State Changes in Gases
Gases can change their state through processes that involve energy transfer. These include:
- Compression and Expansion:
- Compression: Reducing the gas's volume increases its pressure and temperature. This can be observed when compressing a sealed container such as when you pump up a bike tire and it becomes harder to pump. As the volume of the gas in the tire cannot readily change, the pressure and temperature of the air in the tire increases.
- Expansion: Increasing the volume decreases pressure and temperature. This can be observed when a pressurized gas is rapidly released from a container and it feels cold to the touch, as is the case when using spray-on deodorant.
- Energy is required or released due to work done on or by the gas. When you compress a gas, you have to do work on the gas to overcome the force of the gas particles colliding with the walls of the container. When a gas expands, it often feels cold to the touch because the gas uses its energy to push against its surroundings during the expansion. This reduces the energy available for the motion of the gas particles, lowering their temperature and making it feel cold.
- Phase Changes:
- Gases can change to other states (e.g., liquid or solid) through condensation or deposition. These processes involve overcoming or harnessing intermolecular forces.
- Latent heat: The energy absorbed or released during phase changes without a change in temperature.
Why State Changes Involve Energy
Molecular Motion In a gas, molecules move freely. Changing a gas's state often requires adjusting molecular energy:
- Increasing energy (e.g., heating) to overcome intermolecular attractions when transitioning from liquid to gas
- Reducing energy (e.g., cooling) to condense a gas into liquid or solid
Work and Heat
- Compressing a gas (e.g., for carbon storage) requires work, adding energy to the system.
- Expanding a gas allows it to perform work, releasing energy.
Phase Change Energy
- Condensing a gas into a liquid involves releasing the energy of vaporization, as molecules lose enough kinetic energy to stick together.
Enthalpy and Entropy
Enthalpy and entropy are thermodynamic properties that describe the energy and disorder of a system which relate to the state changes of gases. Enthalpy and entropy can be confusing concepts to understand, but what needs to be known is:
- Enthalpy: Relates to the heat content of a system. When a gas is compressed or cooled, its enthalpy decreases as it loses energy, often as heat.
- Entropy: Relates to the number of ways particles in a system can be arranged. Gases naturally expand to fill available space because doing so increases entropy, making the system more thermodynamically stable. For example, if unpressurized carbon dioxide is released into a sealed room, the gas will spread throughout the room over time, as the constant motion of the particles causes them to distribute evenly, maximizing entropy.
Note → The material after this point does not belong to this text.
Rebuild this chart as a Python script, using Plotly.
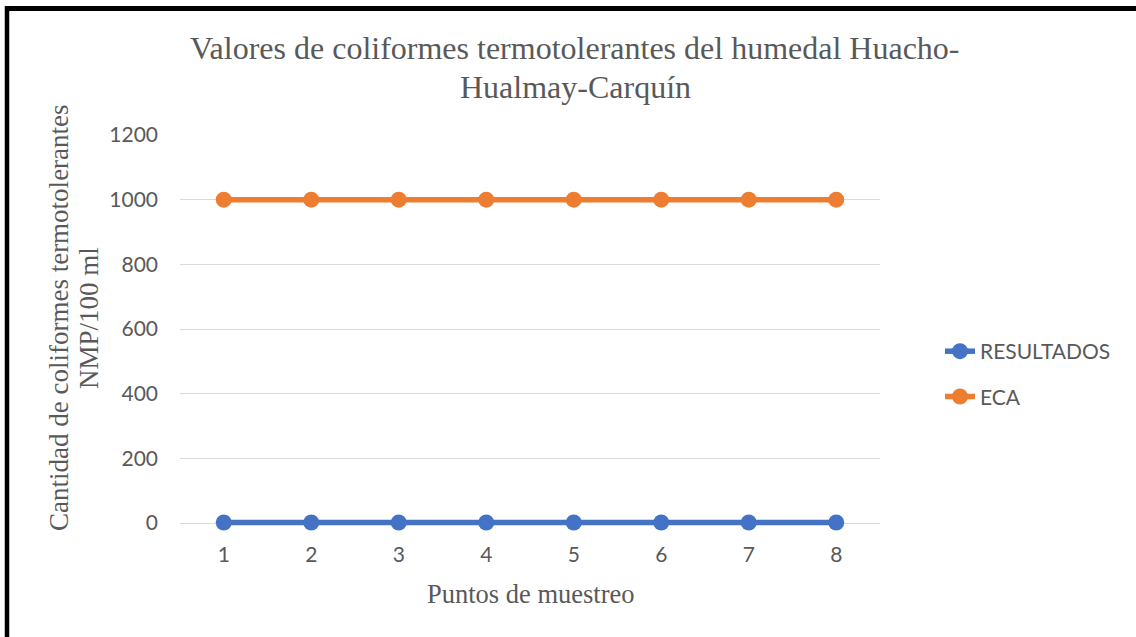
import plotly.graph_objects as go

puntos = [1, 2, 3, 4, 5, 6, 7, 8]
resultados = [1.8, 1.8, 1.8, 1.8, 1.8, 1.8, 1.8, 1.8]
eca = [1000, 1000, 1000, 1000, 1000, 1000, 1000, 1000]
y_ticks = [0, 200, 400, 600, 800, 1000, 1200]

W, H = 1136, 637
YMIN, YMAX = -40, 1200
L, R, T = 180, 256, 135
scale = 388 / 1200
B = 114 - (0 - YMIN) * scale
pw, ph = W - L - R, H - T - B

def px(x):
    return (x - L) / pw

def py(y):
    return (H - B - y) / ph

TXT = "#595959"
SERIF = "Liberation Serif, Times New Roman, serif"
SANS = "Lato, Calibri, sans-serif"

fig = go.Figure()
fig.add_trace(go.Scatter(x=puntos, y=resultados, name="RESULTADOS", mode="lines+markers",
                         line=dict(color="#4472C4", width=5.5), marker=dict(size=16, color="#4472C4"),
                         legendgroup="a", cliponaxis=False))
fig.add_trace(go.Scatter(x=puntos, y=eca, name="ECA", mode="lines+markers",
                         line=dict(color="#ED7D31", width=5.5), marker=dict(size=16, color="#ED7D31"),
                         legendgroup="b", cliponaxis=False))

def ann(text, x, y, size, angle=0):
    return dict(text=text, textangle=angle, x=px(x), y=py(y), xref="paper", yref="paper",
                xanchor="center", yanchor="middle", showarrow=False,
                font=dict(family=SERIF, size=size, color=TXT))

fig.update_layout(
    width=W, height=H,
    margin=dict(l=L, r=R, t=T, b=B),
    paper_bgcolor="white", plot_bgcolor="white",
    showlegend=True,
    legend=dict(x=px(940), xanchor="left", y=py(331), yanchor="top",
                font=dict(family=SANS, size=21, color=TXT),
                tracegroupgap=15, bgcolor="rgba(0,0,0,0)"),
    xaxis=dict(range=[0.5, 8.5], tickvals=puntos, ticktext=[str(p) for p in puntos],
               showgrid=False, zeroline=False, showline=False, ticks="",
               tickfont=dict(family=SANS, size=21, color=TXT), ticklabelstandoff=4,
               fixedrange=True),
    yaxis=dict(range=[YMIN, YMAX], tickvals=y_ticks, showgrid=True, gridcolor="#D9D9D9", gridwidth=1,
               zeroline=False, showline=False, ticks="",
               tickfont=dict(family=SANS, size=21, color=TXT), ticklabelstandoff=21,
               fixedrange=True),
    annotations=[
        ann("Valores de coliformes termotolerantes del humedal Huacho-", 575, 48, 32),
        ann("Hualmay-Carquín", 575, 87, 32),
        ann("Cantidad de coliformes termotolerantes", 59, 318, 27, -90),
        ann("NMP/100 ml", 89, 318, 27, -90),
        ann("Puntos de muestreo", 531, 594, 26.5),
    ],
    shapes=[
        dict(type="line", xref="paper", yref="paper", x0=px(7), x1=px(7), y0=py(6), y1=py(H + 5),
             line=dict(color="black", width=4.5), layer="above"),
        dict(type="line", xref="paper", yref="paper", x0=px(5), x1=px(W + 5), y0=py(8.5), y1=py(8.5),
             line=dict(color="black", width=5), layer="above"),
    ],
)

fig.write_html("out.html", config={"displayModeBar": False},
               post_script="document.body.style.margin='0';document.body.style.padding='0';")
The energy required for state changes in gases depends on two factors: how much heat is absorbed or released (enthalpy) and how much disorder changes (entropy).
Conclusion
The thermodynamic analysis of gases is a complex topic that has been simplified in this section. In the context of carbon capture and DAC, the key takeaway is that gases can be described by their state (e.g., concentration, pressure, and temperature), and that changing the state or concentration of a gas involves energy. DAC involves extracting carbon dioxide from a low concentration in the air and concentrating it in a captured form. Using thermodynamic principles, it is possible to calculate the minimum energy required for this process using a property called Gibbs free energy, which defines the theoretical lower bound for this state change.